Auf der PIDAX-DVD reiten sie wiedeu und der Fan findet drei Episoden aus der 4. und letzten Staffel der Serie: „No Place to Run“ (St 4, Ep. 18, dts.: Unter falscher Anklage), „Broken Honor“ (St 4 Ep. 26, dts.: Die Versuchung) und „The Marshals“ (St 4 Ep. 29, dts.: Die Stunde des Marshals).
Besonders Robert Fuller-Fans kommen auf ihre Kosten: in allen Episoden ist von John Smith und den anderen Protagonisten der Sherman-Ranch so gut wie nichts zu sehen.
Angenehm überrascht auch nach fünf Jahrzehnten die erzählerische Qualität: „Laramie“ ist kein Western-von-gestern-Nostalgie-Trip, sondern bietet gediegenes und weitgehend gewaltarmes Erzählniveau. Die Episode „The Marshals“ ist sogar eine gelungene Variation des High Noon-Themas, obwohl überraschenderweise die beiden Serienstars Smith und Fuller keine große Rolle in ihr spielen.
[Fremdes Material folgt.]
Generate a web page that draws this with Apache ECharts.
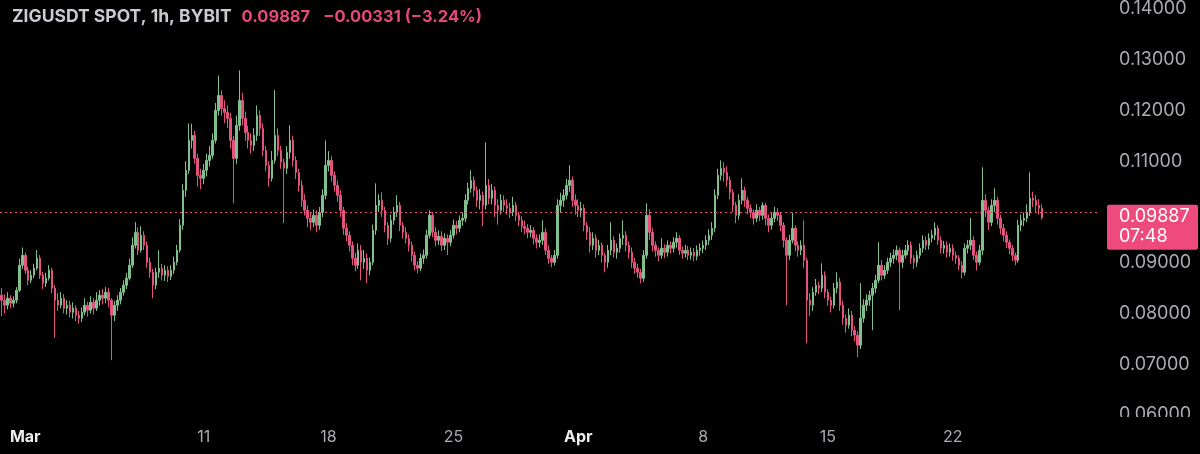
<!DOCTYPE html>
<html><head><meta charset="utf-8">
<script src="https://cdn.jsdelivr.net/npm/echarts@6/dist/echarts.min.js"></script>
<style>html,body{margin:0;padding:0;background:#000;}#c{width:1200px;height:454px;}</style>
</head><body><div id="c"></div>
<script>
const symbolTitle = 'ZIGUSDT SPOT, 1h, BYBIT';
const lastPrice = 0.09887;
const priceChange = -0.00331;
const priceChangePct = -3.24;
const countdown = '07:48';
const firstSlotUTC = Date.UTC(2025, 1, 27, 16);
const slotHours = 4;
const slotCount = 370;
const tickDays = ['03-01','03-11','03-18','03-25','04-01','04-08','04-15','04-22'];
const tickLabels = ['Mar','11','18','25','Apr','8','15','22'];
const monthTicks = ['Mar','Apr'];
const yMin = 0.0596, yMax = 0.14167;
// [open, close, low, high] in units of 0.00001
const ohlc = [
[8360,8262,7950,8500],[8262,8163,8000,8380],[8163,8301,8080,8420],[8301,8202,8100,8360],[8202,8262,8120,8340],[8262,8458,8200,8520],
[8458,8951,8420,9080],[8951,9147,8880,9300],[9147,8852,8780,9200],[8852,8655,8560,8920],[8655,8754,8600,8850],[8754,8891,8700,8980],
[8891,9088,8850,9250],[9088,8754,8680,9150],[8754,8596,8480,8820],[8596,8695,8520,8800],[8695,8852,8650,8951],[8852,8498,8400,8900],
[8498,8262,7520,8560],[8262,8163,8050,8400],[8163,8301,8100,8420],[8301,8104,8000,8380],[8104,8163,7980,8260],[8163,8025,7920,8250],
[8025,8104,7900,8220],[8104,7966,7850,8160],[7966,7907,7800,8050],[7907,8025,7830,8120],[8025,8163,7960,8300],[8163,8065,7940,8230],
[8065,8222,8000,8340],[8222,8104,7980,8300],[8104,8262,8050,8420],[8262,8360,8150,8460],[8360,8301,8180,8480],[8301,8419,8200,8520],
[8419,8262,8120,8500],[8262,7966,7080,8300],[7966,8163,7850,8250],[8163,8262,8050,8360],[8262,8419,8180,8500],[8419,8557,8350,8650],
[8557,8695,8480,8800],[8695,8951,8650,9080],[8951,9344,8900,9500],[9344,9600,9280,9800],[9600,9246,9150,9700],[9246,9541,9200,9720],
[9541,9344,9250,9620],[9344,9010,8900,9420],[9010,8813,8700,9100],[8813,8557,8300,8880],[8557,8813,8480,8900],[8813,8891,8700,9246],
[8891,8754,8650,8980],[8754,8852,8640,8950],[8852,8734,8620,8930],[8734,8852,8660,8950],[8852,9010,8780,9120],[9010,9246,8950,9350],
[9246,9738,9200,9860],[9738,10427,9650,10550],[10427,10821,10300,11000],[10821,11411,10750,11746],[11411,11509,11250,11740],[11509,11057,10950,11600],
[11057,10722,10500,11150],[10722,10663,10450,10850],[10663,10821,10550,10950],[10821,11017,10700,11150],[11017,11116,10900,11300],[11116,11411,11050,11550],
[11411,12002,11350,12150],[12002,12297,11900,12690],[12297,12041,11900,12400],[12041,11962,11750,12200],[11962,11844,11650,12100],[11844,11411,11250,11950],
[11411,11057,10170,11500],[11057,11706,10950,11900],[11706,12199,11600,12790],[12199,11844,11700,12350],[11844,11569,11400,11980],[11569,11411,11250,11700],
[11411,11313,11150,11550],[11313,11509,11200,11650],[11509,11903,11400,12100],[11903,11647,11500,12000],[11647,11214,11100,11750],[11214,10919,10800,11300],
[10919,10663,10500,11000],[10663,11017,10600,11200],[11017,11509,10950,12400],[11509,11214,11100,11650],[11214,10978,10850,11300],[10978,10860,9780,11050],
[10860,11175,10750,11300],[11175,11411,11050,11710],[11411,11017,10900,11500],[11017,10781,10650,11100],[10781,10525,10400,10850],[10525,10230,10100,10620],
[10230,10033,9930,10350],[10033,9876,9700,10130],[9876,9797,9640,9980],[9797,9935,9700,10050],[9935,9738,9600,10030],[9738,9994,9650,10100],
[9994,10328,9900,10450],[10328,10919,10250,11411],[10919,11017,10800,11200],[11017,10722,10600,11100],[10722,10525,10400,10800],[10525,10328,10200,10620],
[10328,10033,9900,10430],[10033,9679,9550,10100],[9679,9541,9420,9780],[9541,9344,9220,9620],[9344,9088,8950,9420],[9088,8951,8830,9200],
[8951,9246,8880,9380],[9246,9010,8655,9350],[9010,9088,8880,9250],[9088,8852,8600,9180],[8852,9010,8750,9100],[9010,9639,8950,9750],
[9639,10131,9550,10565],[10131,10230,10000,10350],[10230,10033,9900,10390],[10033,9738,9600,10100],[9738,9482,9350,9800],[9482,9836,9400,9950],
[9836,9994,9750,10100],[9994,10131,9900,10330],[10131,9738,9620,10200],[9738,9600,9480,9800],[9600,9482,9380,9700],[9482,9344,9220,9560],
[9344,9147,9020,9420],[9147,8951,8850,9220],[8951,8891,8790,9030],[8891,9088,8830,9180],[9088,9147,8980,9260],[9147,9541,9080,9650],
[9541,9935,9480,10033],[9935,9600,9500,10000],[9600,9443,9320,9700],[9443,9521,9350,9640],[9521,9344,9230,9620],[9344,9482,9250,9580],
[9482,9403,9150,9560],[9403,9541,9330,9640],[9541,9738,9480,9850],[9738,9679,9560,9820],[9679,9836,9600,9930],[9836,9876,9730,9990],
[9876,10230,9800,10350],[10230,10466,10150,10580],[10466,10624,10380,10821],[10624,10427,10300,10700],[10427,10230,10100,10500],[10230,10328,10050,10450],
[10328,10131,9720,10400],[10131,10525,10050,11370],[10525,10269,10150,10650],[10269,10427,10150,10550],[10427,10131,9900,10500],[10131,10033,9750,10250],
[10033,10230,9950,10350],[10230,10131,10000,10330],[10131,10073,9950,10250],[10073,9994,9880,10180],[9994,10131,9920,10300],[10131,9935,9820,10200],
[9935,9836,9720,10000],[9836,9718,9600,9920],[9718,9679,9560,9830],[9679,9600,9480,9760],[9600,9639,9500,9740],[9639,9482,9360,9700],
[9482,9403,9280,9560],[9403,9443,9300,9560],[9443,9600,9350,9836],[9600,9246,9150,9680],[9246,9088,8980,9340],[9088,9010,8910,9150],
[9010,9147,8950,9250],[9147,10131,9080,10250],[10131,10230,10000,10380],[10230,10328,10100,10450],[10328,10525,10250,10650],[10525,10624,10400,10919],
[10624,10230,10100,10700],[10230,10131,9950,10350],[10131,10033,9900,10250],[10033,10073,9900,10200],[10073,9738,9620,10150],[9738,9600,9450,9800],
[9600,9344,9200,9700],[9344,9482,9250,9600],[9482,9246,9100,9560],[9246,9344,9150,9450],[9344,9147,9000,9400],[9147,9010,8810,9200],
[9010,9246,8900,9350],[9246,9443,9150,9797],[9443,9206,9100,9520],[9206,9285,9080,9380],[9285,9482,9200,9580],[9482,9541,9350,9836],
[9541,9344,9220,9620],[9344,9206,9080,9420],[9206,9010,8900,9300],[9010,8891,8780,9100],[8891,8813,8700,8980],[8813,8695,8596,8880],
[8695,9147,8620,9250],[9147,9935,9080,10170],[9935,9600,9450,10050],[9600,9344,9220,9680],[9344,9246,9120,9420],[9246,9147,9030,9300],
[9147,9285,9080,9482],[9285,9206,9090,9360],[9206,9344,9120,9440],[9344,9285,9180,9420],[9285,9403,9200,9500],[9403,9482,9300,9600],
[9482,9246,9150,9540],[9246,9187,9080,9320],[9187,9246,9100,9350],[9246,9147,9050,9330],[9147,9206,9060,9300],[9206,9128,9030,9290],
[9128,9246,9050,9340],[9246,9285,9140,9380],[9285,9344,9190,9440],[9344,9443,9250,9540],[9443,9541,9350,9660],[9541,9679,9450,9800],
[9679,10328,9600,10450],[10328,10722,10250,10850],[10722,10860,10620,11017],[10860,10781,10600,10980],[10781,10624,10500,10900],[10624,10387,10250,10700],
[10387,10131,10000,10450],[10131,9935,9780,10200],[9935,10230,9850,10350],[10230,10427,10150,10663],[10427,10230,10100,10500],[10230,10073,9950,10300],
[10073,9994,9880,10150],[9994,9876,9750,10050],[9876,10033,9800,10150],[10033,9935,9820,10100],[9935,10131,9850,10191],[10131,9876,9740,10180],
[9876,9738,9600,9950],[9738,9876,9650,9980],[9876,9994,9800,10100],[9994,9935,9820,10080],[9935,9738,9620,10000],[9738,9443,9300,9800],
[9443,9147,8160,9500],[9147,9443,9050,9550],[9443,9679,9380,9990],[9679,9344,9230,9740],[9344,9246,9120,9420],[9246,9344,9150,9440],
[9344,9049,8900,9836],[9049,8262,7415,9100],[8262,8163,7950,8400],[8163,8419,8050,8520],[8419,8557,8350,8680],[8557,8498,8380,8620],
[8498,8754,8420,8990],[8754,8419,8300,8830],[8419,8262,8150,8480],[8262,8163,8020,8330],[8163,8498,8100,8600],[8498,8616,8400,8813],
[8616,8163,8050,8700],[8163,7907,7780,8250],[7907,7770,7620,7980],[7770,7966,7700,8100],[7966,7671,7550,8050],[7671,7573,7450,7750],
[7573,7376,7140,7650],[7376,7907,7300,8596],[7907,8163,7820,8280],[8163,8262,8050,8380],[8262,8360,8150,8450],[8360,8498,7671,8600],
[8498,8655,8400,8760],[8655,8951,8600,9403],[8951,8754,8650,9050],[8754,8852,8680,8950],[8852,9010,8780,9100],[9010,9088,8920,9200],
[9088,9147,8980,9260],[9147,9246,9050,9340],[9246,9010,8065,9300],[9010,9147,8900,9260],[9147,9246,9080,9350],[9246,9344,9150,9440],
[9344,9088,8980,9420],[9088,9010,8880,9150],[9010,9147,8920,9240],[9147,9285,9080,9380],[9285,9443,9200,9540],[9443,9344,9250,9520],
[9344,9482,9260,9580],[9482,9541,9400,9650],[9541,9679,9450,9797],[9679,9443,9350,9740],[9443,9285,9180,9520],[9285,9344,9180,9430],
[9344,9206,9100,9420],[9206,9285,9120,9380],[9285,9147,9040,9360],[9147,9088,8980,9220],[9088,8951,8850,9150],[8951,8813,8695,9030],
[8813,9285,8750,9380],[9285,9344,9180,9450],[9344,9443,9250,9880],[9443,9147,9050,9520],[9147,9010,8850,9220],[9010,9246,8950,9350],
[9246,10230,9150,10880],[10230,10033,9900,10350],[10033,9797,9640,10100],[9797,10131,9720,10250],[10131,10230,10000,10466],[10230,9876,9750,10300],
[9876,9679,9560,9950],[9679,9541,9420,9760],[9541,9403,9290,9620],[9403,9285,9170,9460],[9285,9147,9030,9350],[9147,9049,8950,9200],
[9049,9738,9000,9850],[9738,9836,9620,9950],[9836,9876,9720,9990],[9876,9994,9800,10150],[9994,10269,9920,10781],[10269,10230,10100,10400],
[10230,10131,10000,10330],[10131,10073,9950,10250],[10073,9887,9850,10150]
];

const pad = n => String(n).padStart(2, '0');
const categories = [];
for (let k = 0; k < slotCount; k++) {
  const d = new Date(firstSlotUTC + k * slotHours * 3600e3);
  categories.push(pad(d.getUTCMonth() + 1) + '-' + pad(d.getUTCDate()) + ' ' + pad(d.getUTCHours()));
}
const tickMap = {};
tickDays.forEach((d, i) => { tickMap[d + ' 00'] = tickLabels[i]; });
const seriesData = ohlc.map(r => r.map(v => v / 1e5));

const UP = '#7fc08d', DOWN = '#e4527f', PINK = '#ee4a7d';
const FONT = 'Inter, "Noto Sans", sans-serif';
const minus = '\u2212';
const changeText = minus + Math.abs(priceChange).toFixed(5) + ' (' + minus + Math.abs(priceChangePct).toFixed(2) + '%)';

const chart = echarts.init(document.getElementById('c'), null, {renderer: 'canvas'});
chart.setOption({
  animation: false,
  backgroundColor: '#000000',
  title: {
    left: 12, top: 8, padding: 0,
    text: '{a|' + symbolTitle + '}{s| }{b|' + lastPrice.toFixed(5) + '}{t| }{b|' + changeText + '}',
    textStyle: {
      fontFamily: FONT,
      rich: {
        a: {color: '#c9cbd1', fontSize: 17.5, fontFamily: FONT},
        b: {color: '#e5497c', fontSize: 16.5, fontFamily: FONT},
        s: {width: 10, fontSize: 17.5},
        t: {width: 13, fontSize: 17.5}
      }
    }
  },
  grid: {left: 0, right: 100, top: 0, bottom: 37},
  xAxis: {
    type: 'category', data: categories, boundaryGap: true,
    axisLine: {show: false}, axisTick: {show: false}, splitLine: {show: false},
    z: 20,
    axisLabel: {
      interval: (idx, val) => tickMap[val] !== undefined,
      formatter: val => {
        const t = tickMap[val];
        return monthTicks.includes(t) ? '{m|' + t + '}' : '{d|' + t + '}';
      },
      margin: 12,
      rich: {
        m: {color: '#eeeeee', fontWeight: 'bold', fontSize: 16, fontFamily: FONT},
        d: {color: '#a9acb3', fontSize: 16, fontFamily: FONT}
      }
    }
  },
  yAxis: {
    type: 'value', position: 'right', min: yMin, max: yMax, splitNumber: 8,
    axisLine: {show: false}, axisTick: {show: false}, splitLine: {show: false},
    axisLabel: {
      // labels that would sit under the last-price tag are hidden, as on the original
      formatter: v => Math.abs(v - lastPrice) < 0.004 ? '' : v.toFixed(5),
      showMinLabel: false, showMaxLabel: false,
      color: '#a9acb3', fontSize: 18, fontFamily: FONT, margin: 19
    }
  },
  series: [{
    type: 'candlestick',
    data: seriesData,
    barWidth: 2,
    itemStyle: {color: UP, color0: DOWN, borderColor: UP, borderColor0: DOWN, borderWidth: 1},
    markLine: {
      silent: true, symbol: ['none', 'none'],
      label: {show: false},
      lineStyle: {color: PINK, type: [2, 3], width: 1},
      data: [{yAxis: lastPrice}]
    }
  }]
});

const py = chart.convertToPixel({yAxisIndex: 0}, lastPrice);
chart.setOption({
  graphic: [
    {type: 'rect', z: 100, shape: {x: 1100, y: 417, width: 100, height: 37}, style: {fill: '#000000'}},
    {type: 'rect', z: 101, shape: {x: 1107, y: py - 13, width: 91, height: 45, r: 2}, style: {fill: PINK}},
    {type: 'text', z: 102, x: 1119, y: py - 1, style: {text: lastPrice.toFixed(5), fill: '#ffffff', font: '18px ' + FONT, verticalAlign: 'middle'}},
    {type: 'text', z: 102, x: 1119, y: py + 19, style: {text: countdown, fill: '#ffffff', font: '18px ' + FONT, verticalAlign: 'middle'}}
  ]
});
</script>
</body></html>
Besonders empfehlenswert ist das Booklet, dass eine erstaunliche Geschichte erzählt und verblüffende Einblicke gestattet und deutlich macht, wie mit Filmen vor dem Zeitalter der allumfassenden Digitalisierung umgegangen wurde.
In technischer Hinsicht ist PIDAX ein kleines Wunder gelungen. Die sorgfältig restaurierten Filmkopien lassen in punkto Schärfe und Farbtreue keinen Wunsch offen.
Mit anderen Worten: „Am Fuss der Blauen Berge“ wird man so schön wohl nie wieder sehen können!